# [Given exercise]
Output all the data exactly. Pictures do not belong in the copy.
══ Material provided ══
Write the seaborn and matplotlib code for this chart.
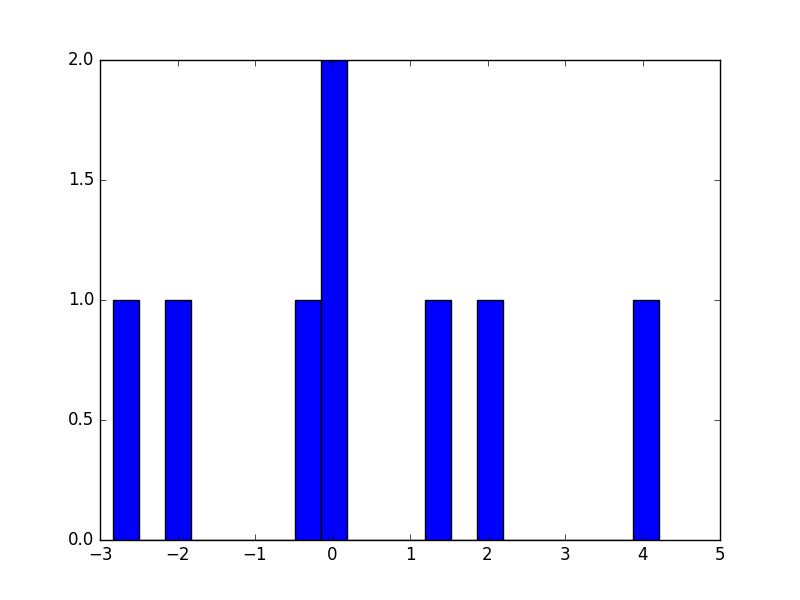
import matplotlib
matplotlib.use("Agg")
import matplotlib.pyplot as plt
import seaborn as sns
import numpy as np

values = [-2.835, -2.0, -0.3, 0.0, 0.1, 1.4, 2.0, 4.215]
n_bins = 21

plt.style.use("classic")
fig = plt.figure(figsize=(8, 6), dpi=100)
fig.patch.set_facecolor("white")
ax = fig.add_axes([0.125, 0.1, 0.775, 0.8])
sns.histplot(x=values, bins=n_bins, stat="count", color="blue", edgecolor="black",
             alpha=1.0, linewidth=1.0, ax=ax)
ax.set_xlim(-3, 5)
ax.set_ylim(0, 2)
ax.set_xticks(np.arange(-3, 6, 1))
ax.set_yticks([0.0, 0.5, 1.0, 1.5, 2.0])
ax.set_yticklabels(["0.0", "0.5", "1.0", "1.5", "2.0"])
ax.set_xlabel("")
ax.set_ylabel("")
fig.savefig("out.png", dpi=100, facecolor="white")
═══
# [Answer below]
Write the seaborn and matplotlib code for this chart.
import matplotlib
matplotlib.use("Agg")
import matplotlib.pyplot as plt
import seaborn as sns
import numpy as np

values = [-2.835, -2.0, -0.3, 0.0, 0.1, 1.4, 2.0, 4.215]
n_bins = 21

plt.style.use("classic")
fig = plt.figure(figsize=(8, 6), dpi=100)
fig.patch.set_facecolor("white")
ax = fig.add_axes([0.125, 0.1, 0.775, 0.8])
sns.histplot(x=values, bins=n_bins, stat="count", color="blue", edgecolor="black",
             alpha=1.0, linewidth=1.0, ax=ax)
ax.set_xlim(-3, 5)
ax.set_ylim(0, 2)
ax.set_xticks(np.arange(-3, 6, 1))
ax.set_yticks([0.0, 0.5, 1.0, 1.5, 2.0])
ax.set_yticklabels(["0.0", "0.5", "1.0", "1.5", "2.0"])
ax.set_xlabel("")
ax.set_ylabel("")
fig.savefig("out.png", dpi=100, facecolor="white")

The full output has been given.